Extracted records

┄┄┄┄┄┄┄┄┄┄

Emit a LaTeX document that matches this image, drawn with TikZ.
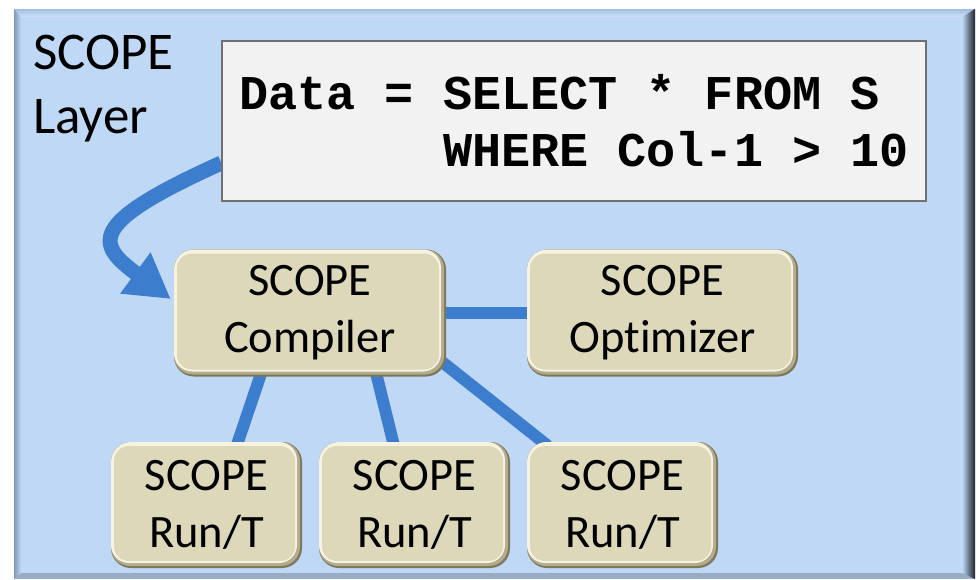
\documentclass[tikz,border=0pt]{standalone}
\usepackage{fontspec}
\setmainfont{Carlito}
\newfontfamily\carl{Carlito}[Ligatures=NoCommon]
\newfontfamily\codefont{Liberation Mono}
\newcommand\msp{\hspace*{0.6em}}
\usetikzlibrary{arrows.meta}
\definecolor{panelblue}{HTML}{BFD8F5}
\definecolor{panelleft}{HTML}{8197B3}
\definecolor{paneltop}{HTML}{9EBDE2}
\definecolor{panelbot}{HTML}{98ACC6}
\definecolor{paneldark}{HTML}{1C232C}
\definecolor{linkblue}{HTML}{3D7DCE}
\definecolor{tanbase}{HTML}{DDD8BA}
\definecolor{tandark}{HTML}{7E7658}
\definecolor{tanmid}{HTML}{B2AB8C}
\definecolor{tanhi}{HTML}{F6F3E0}
\definecolor{codefill}{HTML}{F2F2F2}
\definecolor{codeline}{HTML}{6F6F6F}
\pgfdeclarelayer{bg}
\pgfdeclarelayer{links}
\pgfsetlayers{bg,links,main}
\tikzset{
  tanbox/.style={rounded corners=20pt, fill=tandark, inner sep=0pt,
    minimum height=127pt, align=center,
    font=\carl\fontsize{46.5}{57}\selectfont,
    path picture={
      \fill[tanmid, rounded corners=19pt]
        ([shift={(0pt,2pt)}]path picture bounding box.south west) rectangle
        ([shift={(-2pt,0pt)}]path picture bounding box.north east);
      \fill[tanhi, rounded corners=18pt]
        ([shift={(0pt,5pt)}]path picture bounding box.south west) rectangle
        ([shift={(-5pt,0pt)}]path picture bounding box.north east);
      \fill[tanbase, rounded corners=15pt]
        ([shift={(3pt,7pt)}]path picture bounding box.south west) rectangle
        ([shift={(-7pt,-4pt)}]path picture bounding box.north east);
    }},
  codebox/.style={rectangle, fill=codefill, draw=codeline, line width=1.3pt,
    minimum width=704pt, minimum height=160pt, inner sep=0pt, align=left,
    font=\codefont\bfseries\fontsize{48.5}{57}\selectfont},
  layerlabel/.style={inner sep=0pt, anchor=north west, align=left,
    font=\carl\fontsize{53}{64}\selectfont},
  conn/.style={draw=linkblue, line width=12pt},
  flowarrow/.style={draw=linkblue, line width=15pt,
    -{Triangle[length=44pt,width=48pt]}}
}
\begin{document}
\begin{tikzpicture}[x=1pt,y=-1pt]
\useasboundingbox (0,0) rectangle (977,579);
% panel
\begin{pgfonlayer}{bg}
  \fill[panelbot] (14,9) rectangle (975,579);
  \shade[left color=panelleft, right color=panelblue] (14,9) -- (21,16) -- (21,573) -- (14,579) -- cycle;
  \shade[top color=paneltop, bottom color=panelblue!70!white] (14,9) -- (975,9) -- (962,17) -- (21,17) -- cycle;
  \shade[left color=panelblue, right color=paneldark] (962,17) -- (975,9) -- (975,579) -- (962,573) -- cycle;
  \fill[panelblue] (21,17) rectangle (962,573);
\end{pgfonlayer}

\node[layerlabel] (layer) at (33,35) {SCOPE\\Layer};

\node[codebox] (code) at (574,121) {Data\msp=\msp SELECT\msp*\msp FROM\msp S\\\hspace*{4.2em}WHERE\msp Col-1\msp>\msp 10};

\node[tanbox, minimum width=272pt] (comp) at (310,313) {SCOPE\\Compiler};
\node[tanbox, minimum width=271pt] (opt) at (662.5,313) {SCOPE\\Optimizer};
\node[tanbox, minimum width=191pt, minimum height=126pt] (run1) at (206.5,505) {SCOPE\\Run/T};
\node[tanbox, minimum width=191pt, minimum height=126pt] (run2) at (414.5,505) {SCOPE\\Run/T};
\node[tanbox, minimum width=191pt, minimum height=126pt] (run3) at (622.5,505) {SCOPE\\Run/T};

\begin{pgfonlayer}{links}
  \draw[conn] (comp.east) -- (opt.west);
  \draw[conn] ([xshift=-48pt,yshift=6pt]comp.south) -- ([xshift=29.5pt,yshift=-6pt]run1.north);
  \draw[conn] ([xshift=65.5pt,yshift=6pt]comp.south) -- ([xshift=-20pt,yshift=-6pt]run2.north);
  \draw[conn] ([xshift=-10pt,yshift=19.5pt]comp.south east) -- ([xshift=21pt,yshift=-4pt]run3.north west);
  \draw[flowarrow] ([yshift=-42pt]code.west) .. controls (86,224) and (96,244) .. ([xshift=-3pt,yshift=14pt]comp.west);
\end{pgfonlayer}
\end{tikzpicture}
\end{document}
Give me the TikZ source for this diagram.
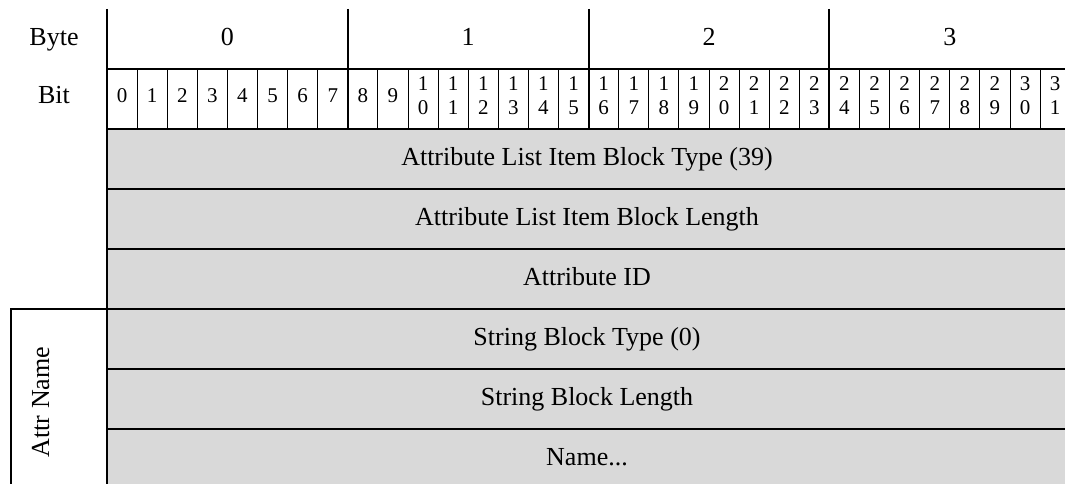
\documentclass[tikz,border=0pt]{standalone}
\usepackage{fontspec}
\setmainfont{Liberation Serif}
\definecolor{cellgray}{HTML}{D9D9D9}
\begin{document}
\begin{tikzpicture}[x=1pt,y=-1pt,
  thickline/.style={line width=2pt},
  thinline/.style={line width=1pt},
  big/.style={font=\fontsize{26}{30}\selectfont, inner sep=0pt, anchor=base},
  small/.style={font=\fontsize{21}{24}\selectfont, inner sep=0pt, anchor=base}]
\useasboundingbox (0,0) rectangle (1065,484);
% gray field area
\fill[cellgray] (107,129) rectangle (1065,484);
% thin bit dividers
\foreach \k in {1,...,31} {
  \draw[thinline] ({107+30.1*\k},69) -- ({107+30.1*\k},129);
}
% byte dividers
\foreach \j in {1,2,3} {
  \draw[thickline] ({107+240.8*\j},9) -- ({107+240.8*\j},129);
}
% left table border
\draw[thickline] (107,9) -- (107,484);
% horizontal lines
\foreach \yy in {69,129,189,249,369,429} {
  \draw[thickline] (107,\yy) -- (1065,\yy);
}
\draw[thickline] (11,484) -- (11,309) -- (1065,309);
% header labels
\node[big] (byte) at (54,46) {Byte};
\node[big] (bit) at (54,104) {Bit};
\foreach \j in {0,1,2,3} {
  \node[big] (byte\j) at ({107+240.8*\j+120.4},46) {\j};
}
\foreach \k in {0,...,9} {
  \node[small] (bit\k) at ({107+30.1*\k+15.05},103) {\k};
}
\foreach \k in {10,...,31} {
  \pgfmathtruncatemacro\hi{int(\k/10)}
  \pgfmathtruncatemacro\lo{mod(\k,10)}
  \node[small] (bit\k a) at ({107+30.1*\k+15.05},91) {\hi};
  \node[small] (bit\k b) at ({107+30.1*\k+15.05},115) {\lo};
}
% field labels
\node[big] (f1) at (587,165) {Attribute List Item Block Type (39)};
\node[big] (f2) at (587,225) {Attribute List Item Block Length};
\node[big] (f3) at (587,285) {Attribute ID};
\node[big] (f4) at (587,345) {String Block Type (0)};
\node[big] (f5) at (587,405) {String Block Length};
\node[big] (f6) at (587,465) {Name...};
% group label
\node[font=\fontsize{26}{30}\selectfont, inner sep=0pt, anchor=base, rotate=90] (attr) at (49,402) {Attr Name};
\end{tikzpicture}
\end{document}
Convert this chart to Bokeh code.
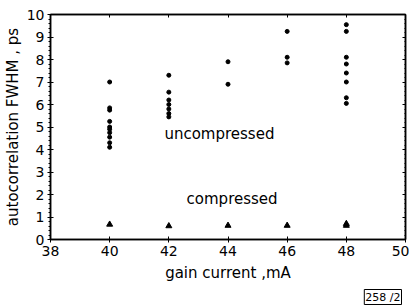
from bokeh.plotting import figure
from bokeh.models import LinearAxis, Label, Range1d, FixedTicker, Title
from bokeh.embed import file_html
from bokeh.resources import INLINE

# uncompressed pulse widths (ps) at each gain current (mA)
unc_current = [40]*10 + [42]*7 + [44]*2 + [46]*3 + [48]*8
unc_fwhm = [7.0, 5.85, 5.75, 5.25, 5.0, 4.9, 4.75, 4.55, 4.3, 4.1,
            7.3, 6.55, 6.2, 6.0, 5.8, 5.6, 5.45,
            7.9, 6.9,
            9.25, 8.1, 7.85,
            9.55, 9.25, 8.1, 7.8, 7.4, 7.0, 6.3, 6.05]
# compressed pulse widths
comp_current = [40, 42, 44, 46, 48, 48]
comp_fwhm = [0.67, 0.6, 0.62, 0.62, 0.62, 0.7]

x_ticks = [38, 40, 42, 44, 46, 48, 50]
y_ticks = [0, 1, 2, 3, 4, 5, 6, 7, 8, 9, 10]
y_minor = [round(i * 0.2, 1) for i in range(51)]

FONT = "DejaVu Sans"

p = figure(frame_width=355, frame_height=225, output_backend="svg", toolbar_location=None,
           x_range=Range1d(38, 50), y_range=Range1d(0, 10),
           min_border_left=44, min_border_right=4, min_border_top=14, min_border_bottom=0)
p.background_fill_color = "white"
p.outline_line_color = "black"
p.outline_line_width = 1.5
p.xgrid.visible = False
p.ygrid.visible = False

p.xaxis.ticker = FixedTicker(ticks=x_ticks)
p.yaxis.ticker = FixedTicker(ticks=y_ticks, minor_ticks=y_minor)
for ax in (p.xaxis[0], p.yaxis[0]):
    ax.axis_line_width = 1.5
    ax.major_tick_line_width = 1
    ax.major_tick_in = 3
    ax.major_tick_out = 3
    ax.minor_tick_in = 0
    ax.minor_tick_out = 2
    ax.major_label_text_font = FONT
    ax.major_label_text_font_size = "14px"
    ax.major_label_text_color = "black"
    ax.axis_label_text_font = FONT
    ax.axis_label_text_font_size = "15px"
    ax.axis_label_text_font_style = "normal"
    ax.axis_label_text_color = "black"
p.xaxis.minor_tick_line_color = None
p.xaxis.axis_label = "gain current ,mA"
p.yaxis.axis_label = "autocorrelation FWHM , ps"
p.xaxis.axis_label_standoff = 5
p.yaxis.axis_label_standoff = 2
p.xaxis.major_label_standoff = 3
p.yaxis.major_label_standoff = 3

right = LinearAxis(ticker=FixedTicker(ticks=y_ticks, minor_ticks=y_minor),
                   major_label_overrides={t: "" for t in y_ticks},
                   major_label_standoff=0, major_label_text_font_size="1px",
                   major_tick_in=3, major_tick_out=0,
                   minor_tick_in=1, minor_tick_out=0, axis_line_width=1.5)
p.add_layout(right, "right")
top = LinearAxis(ticker=FixedTicker(ticks=x_ticks),
                 major_label_overrides={t: "" for t in x_ticks},
                 major_label_standoff=0, major_label_text_font_size="1px",
                 major_tick_in=3, major_tick_out=0, minor_tick_line_color=None,
                 axis_line_width=1.5)
p.add_layout(top, "above")

p.scatter(unc_current, unc_fwhm, marker="circle", size=4, color="black")
p.scatter(comp_current, comp_fwhm, marker="triangle", size=6, color="black")

p.add_layout(Label(x=41.85, y=4.7, text="uncompressed", text_font=FONT,
                   text_font_size="15px", text_color="black", text_baseline="middle"))
p.add_layout(Label(x=42.6, y=1.78, text="compressed", text_font=FONT,
                   text_font_size="15px", text_color="black", text_baseline="middle"))

fig_id = Title(text="258 /2", align="right", text_font=FONT, text_font_size="11px",
               text_font_style="normal", text_color="black", standoff=6, offset=4,
               border_line_color="black", border_line_width=1, padding=1)
p.add_layout(fig_id, "below")

open("out.html", "w").write(file_html(p, INLINE))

┄┄┄┄┄┄┄┄┄┄

- [EXERCISE OBJECTIVE]: Of the lines in the entries above, how many include "this"? Only the number should be given.

- [FINAL ANSWER]: 3